Edward Silalahi, Wakil Ketua P3P1, Posma Sinurat, Ketua Bidang Pabrik Kelapa Sawit P3P1, Lila Harsya Bachtiar, Koodinator Industri Sawit, Kemenperin.
TABLOIDSINARTANI.COM, Jakarta---Pemanfaatan produk CPO (Crude Palm Oil) untuk food, terutama minyak goreng mencapai 50 persen. Dengan banyaknya CPO untuk food, maka PKS penghasil CPO harus mengubah menjadi industri makanan (food factory) dengan standar yang ketat.
Wakil Ketua Perkumpulan Praktisi Profesional Perkebunan Indonesia (P3PI), Edward Silalahi pada diskusi Updating Technology Palm Oil Mill Indonesia di Jakarta, Jumat (4/4) mengatakan, perlu adanya peraturan untuk menekan supaya PKS jadi food factory. Misalnya, manajer harus bersertifikat food factory.
Untuk PKS milik perusahaan besar menurut Edward, sudah ada sistim yang bisa membuat produk makanan, sedangkan perusahaan kecil masih berkutat menekan biaya. "Saat ini masih banyak PKS yang kotor seperti membiarkan ada tikus, kecoa, merokok di lori dan lain-lain. Bahkan di refinery yang jelas merupakan pabrik minyak goreng penerapan standarnya tidak seketat pabrik roti misalnya," katanya.
Dikatakan, untuk satu PKS ada 130 mesin yang berputar untuk mengolah TBS menjadi CPO. Mesin itu perlu grease dan oli. Pada prosesnya grease itu bisa tercampur dalam proses menjadi CPO. “Untuk menjadi food factory maka grease dan oli yang dihasilkan harus food grade dengan harga yang lebih tinggi,” katanya.
Karena memerlukan biaya yang lebih tinggi, agar pelaku usaha mau membuat industri makanan, harus dibuat aturan pemerintah. Kalau tidak, maka banyak PKS yang tidak mau melakukannya.
“Kita mentargetkan tahun 2045 menjadi negara maju. Industri sawit senbagai penghasil devisa nomor satu juga harus naik kelas. PKSnya harus jadi food factory semua,” tegasnya.
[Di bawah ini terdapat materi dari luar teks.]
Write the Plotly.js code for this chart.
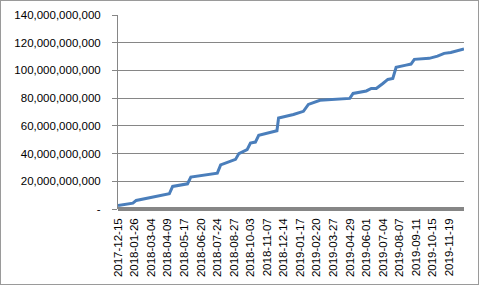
<!DOCTYPE html>
<html>
<head>
<meta charset="utf-8">
<script src="https://cdn.plot.ly/plotly-3.0.1.min.js"></script>
<style>
  html, body { margin: 0; padding: 0; background: #fff; }
  #wrap { position: relative; width: 481px; height: 289px; overflow: hidden; }
  #chart { position: absolute; left: 0; top: 0; width: 481px; height: 289px; }
  #frame { position: absolute; left: 0; top: 0; width: 477px; height: 283px; border: 1px solid #9a9a9a; pointer-events: none; }
</style>
</head>
<body>
<div id="wrap"><div id="chart"></div><div id="frame"></div></div>
<script>
// Point positions (category index, one label every 10 points) and cumulative values
const pointIndex = [0, 9, 11, 26, 31, 33, 42, 44, 55, 60, 62, 71, 73, 78, 80, 83, 85, 94, 96, 97,
                    106, 112, 115, 122, 139, 140, 142, 150, 153, 156, 160, 163, 166, 168, 174, 177, 179,
                    188, 193, 197, 201, 205, 209];
const values = [2.5e9, 4.2e9, 6.2e9, 9.8e9, 11.0e9, 16.3e9, 18.2e9, 23.0e9, 24.7e9, 25.9e9, 31.8e9,
                35.8e9, 40.0e9, 42.8e9, 47.6e9, 48.3e9, 53.2e9, 56.1e9, 56.5e9, 65.7e9,
                68.2e9, 70.5e9, 75.5e9, 78.5e9, 79.7e9, 79.8e9, 83.4e9, 85.2e9, 87.0e9, 87.0e9, 90.6e9,
                93.5e9, 94.2e9, 102.2e9, 103.8e9, 104.6e9, 108.0e9,
                108.7e9, 110.3e9, 112.3e9, 113.0e9, 114.0e9, 115.5e9];
const dateLabels = ["2017-12-15", "2018-01-26", "2018-03-04", "2018-04-09", "2018-05-17", "2018-06-20",
                    "2018-07-24", "2018-08-27", "2018-10-03", "2018-11-07", "2018-12-14", "2019-01-17",
                    "2019-02-20", "2019-03-27", "2019-04-29", "2019-06-01", "2019-07-04", "2019-08-07",
                    "2019-09-11", "2019-10-15", "2019-11-19"];
const labelIndex = dateLabels.map((d, i) => i * 10);
const yTickVals = [0, 20e9, 40e9, 60e9, 80e9, 100e9, 120e9, 140e9];
const yTickText = ["-", "20,000,000,000", "40,000,000,000", "60,000,000,000", "80,000,000,000",
                   "100,000,000,000", "120,000,000,000", "140,000,000,000"];

const trace = {
  x: pointIndex, y: values, type: 'scatter', mode: 'lines',
  line: { color: '#4a7ebb', width: 3 },
  hoverinfo: 'skip'
};

const layout = {
  width: 481, height: 289,
  margin: { l: 118, r: 17, t: 15, b: 80 },
  paper_bgcolor: '#ffffff', plot_bgcolor: '#ffffff',
  showlegend: false,
  font: { family: 'Liberation Sans, Arial, sans-serif', size: 11.5, color: '#000' },
  xaxis: {
    range: [0, 209],
    tickmode: 'array', tickvals: labelIndex, ticktext: dateLabels,
    tickangle: -90, ticks: '', showgrid: false, zeroline: false,
    showline: false, ticklabelstandoff: 6,
    tickfont: { size: 11.5, color: '#000' }
  },
  yaxis: {
    range: [0, 140e9],
    tickmode: 'array', tickvals: yTickVals, ticktext: yTickText,
    ticks: 'outside', ticklen: 5, tickcolor: '#868686', tickwidth: 1,
    showgrid: true, gridcolor: '#868686', gridwidth: 1,
    zeroline: true, zerolinecolor: '#868686', zerolinewidth: 4.5,
    showline: true, linecolor: '#868686', linewidth: 1,
    ticklabelstandoff: 9,
    tickfont: { size: 11.5, color: '#000' }
  }
};

Plotly.newPlot('chart', [trace], layout, { displayModeBar: false, staticPlot: true });
</script>
</body>
</html>
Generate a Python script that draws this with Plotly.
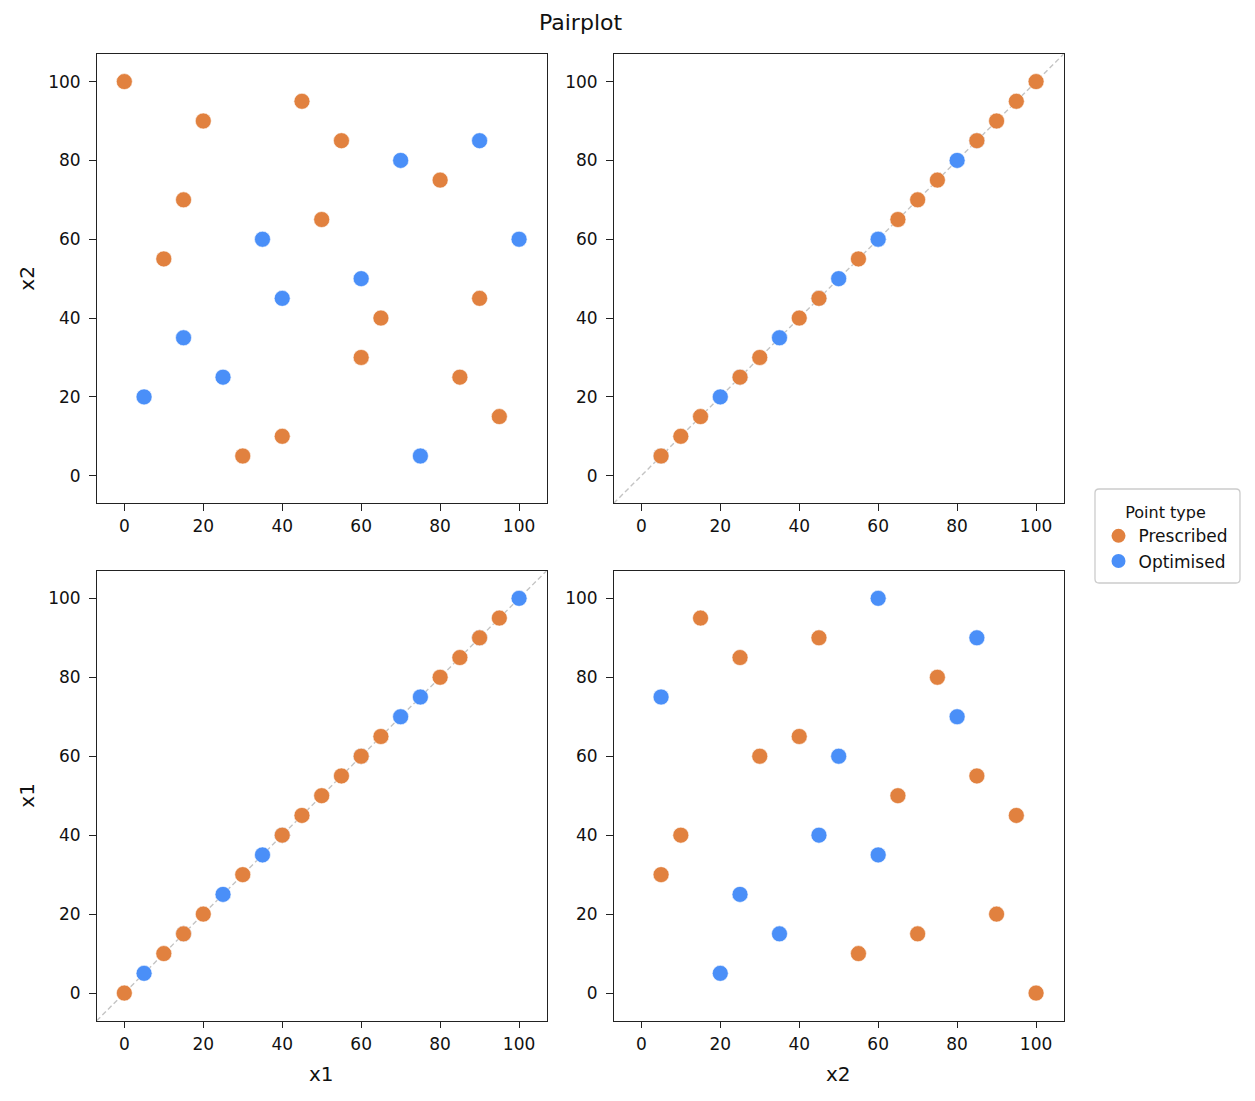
import plotly.graph_objects as go
from plotly.subplots import make_subplots

# ---- data ----
prescribed_x1 = [0, 20, 45, 55, 15, 10, 50, 80, 65, 60, 90, 85, 95, 30, 40]
prescribed_x2 = [100, 90, 95, 85, 70, 55, 65, 75, 40, 30, 45, 25, 15, 5, 10]
optimised_x1 = [70, 90, 100, 35, 40, 60, 15, 25, 5, 75]
optimised_x2 = [80, 85, 60, 60, 45, 50, 35, 25, 20, 5]
tick_vals = [0, 20, 40, 60, 80, 100]
axis_range = [-7, 107]
variables = ["x1", "x2"]

ORANGE = "#E1813F"
BLUE = "#4A8FF8"
FONT = "DejaVu Sans"

W, H = 1255, 1101
fig = make_subplots(rows=2, cols=2)

data = {
    "Prescribed": {"x1": prescribed_x1, "x2": prescribed_x2, "color": ORANGE, "rank": 1},
    "Optimised": {"x1": optimised_x1, "x2": optimised_x2, "color": BLUE, "rank": 2},
}

# rows -> y variable (top x2, bottom x1); cols -> x variable (left x1, right x2)
row_vars = ["x2", "x1"]
col_vars = ["x1", "x2"]

for r, yv in enumerate(row_vars, start=1):
    for c, xv in enumerate(col_vars, start=1):
        for name in ["Optimised", "Prescribed"]:
            d = data[name]
            fig.add_trace(
                go.Scatter(
                    x=d[xv], y=d[yv], mode="markers", name=name,
                    legendgroup=name, showlegend=False,
                    marker=dict(size=16, color=d["color"], line=dict(width=0.6, color="white")),
                ),
                row=r, col=c,
            )
        if xv == yv:
            fig.add_shape(
                type="line", x0=axis_range[0], y0=axis_range[0], x1=axis_range[1], y1=axis_range[1],
                line=dict(color="#C4C4C4", width=1.4, dash="5px,3px"), layer="below",
                row=r, col=c,
            )

# legend-only entries (no points) so the legend markers get their own size
for name in ["Prescribed", "Optimised"]:
    d = data[name]
    fig.add_trace(go.Scatter(x=[None], y=[None], mode="markers", name=name,
                             legendgroup=name, legendrank=d["rank"], showlegend=True,
                             marker=dict(size=14, color=d["color"])), row=1, col=1)

xdom = [[96.7 / W, 546.7 / W], [613.7 / W, 1063.7 / W]]
ydom = [[1 - 503.3 / H, 1 - 54 / H], [1 - 1020.7 / H, 1 - 570.7 / H]]

common = dict(
    range=axis_range, tickvals=tick_vals, ticks="outside", ticklen=6.5, tickwidth=1.3,
    tickcolor="#222222", showline=True, linecolor="#222222", linewidth=1.3, mirror=True,
    showgrid=False, zeroline=False, automargin=False,
    tickfont=dict(family=FONT, size=17, color="#111111"),
)

for r in range(1, 3):
    for c in range(1, 3):
        fig.update_xaxes(domain=xdom[c - 1], ticklabelstandoff=1, **common, row=r, col=c)
        fig.update_yaxes(domain=ydom[r - 1], ticklabelstandoff=5, **common, row=r, col=c)

annotations = [
    dict(text="Pairplot", x=580.2 / W, y=1 - 23 / H, xref="paper", yref="paper",
         showarrow=False, font=dict(family=FONT, size=22, color="#111111"),
         xanchor="center", yanchor="middle"),
]
for c, xv in enumerate(col_vars):
    cx = (xdom[c][0] + xdom[c][1]) / 2
    annotations.append(dict(text=xv, x=cx, y=1 - 1074 / H, xref="paper", yref="paper",
                            showarrow=False, font=dict(family=FONT, size=20, color="#111111"),
                            xanchor="center", yanchor="middle"))
for r, yv in enumerate(row_vars):
    cy = (ydom[r][0] + ydom[r][1]) / 2
    annotations.append(dict(text=yv, x=27 / W, y=cy, xref="paper", yref="paper", textangle=-90,
                            showarrow=False, font=dict(family=FONT, size=20, color="#111111"),
                            xanchor="center", yanchor="middle"))

# legend frame (rounded rectangle)
x0, x1, y0, y1, rad = 1095 / W, 1240 / W, 1 - 583 / H, 1 - 489 / H, 4
rx, ry = rad / W, rad / H
legend_path = (
    f"M {x0 + rx},{y0} L {x1 - rx},{y0} Q {x1},{y0} {x1},{y0 + ry} "
    f"L {x1},{y1 - ry} Q {x1},{y1} {x1 - rx},{y1} L {x0 + rx},{y1} "
    f"Q {x0},{y1} {x0},{y1 - ry} L {x0},{y0 + ry} Q {x0},{y0} {x0 + rx},{y0} Z"
)
fig.add_shape(type="path", path=legend_path, xref="paper", yref="paper",
              line=dict(color="#CCCCCC", width=1.3), fillcolor="white", layer="below")

fig.update_layout(
    width=W, height=H, margin=dict(l=0, r=0, t=0, b=0),
    paper_bgcolor="white", plot_bgcolor="white",
    annotations=annotations,
    legend=dict(
        title=dict(text="Point type", side="top center",
                   font=dict(family=FONT, size=16, color="#111111")),
        font=dict(family=FONT, size=17, color="#111111"),
        x=1098.5 / W, xanchor="left", y=1 - 538 / H, yanchor="middle",
        borderwidth=0, bgcolor="rgba(0,0,0,0)",
        itemsizing="trace", tracegroupgap=0,
    ),
    showlegend=True,
)

fig.write_html("out.html")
Dengan adanya regulasi, pelaku bisnis ditekan untuk menyadari pentingnya PKS sebagai food factory. Contohnya kebijakan sustainability (ISPO,red), meski perlu biaya banyak, tapi karena sifatnya wajib, akhirnya perusahaan menerapkan kebijakan tersebut. “Kalau wajib, maka mau tidak mau PKS akan melakukan, meskipun ada tambahan biaya,” katanya.
Direktur Eksekutif GIMNI (Gabungan Industri Minyak Nabati Indonesia) Sahat Sinaga menyetujui upaya mendorong pabrik sawit menjadi food factory. Karena itu, perlu dibuat aturan.
“Tapi peraturannya jangan terlalu sulit,. Kalau terlalu sulit, maka semua akan susah. Dengan adanya regulasi yang tidak terlalu berat menunjukkan pada dunia bahwa Indonesia sudah melakukan sesuatu,” katanya.
Menurutnya, Kementerian Perindustrian melalui regulasi industri hijau perlu mengatur kebijakan tersebut. Saat ini ada 1.220 PKS di 27 provinsi yang harus menjadi food factory.
Ketua Bidang Perkebunan GAPKI, Aziz Hidayat sependapat harus ada standar untuk PKS, baik dari sisi kesehatan, kebersihan dan keselamatan dan kesehatan kerja. Apalagi mulai Oktober 2024, pemerintah telah menetapkan semua produk CPO harus bersertifikat halal.
“Kalau nanti diberlakukan, maka bisa ditelusuri CPO tersebut, apakah tercampur dengan unsur lain atau tidak. Bukan saja faktor kesehatan atau kehalalannya juga. Sedang minyak goreng sudah ada SNI-nya,” katanya.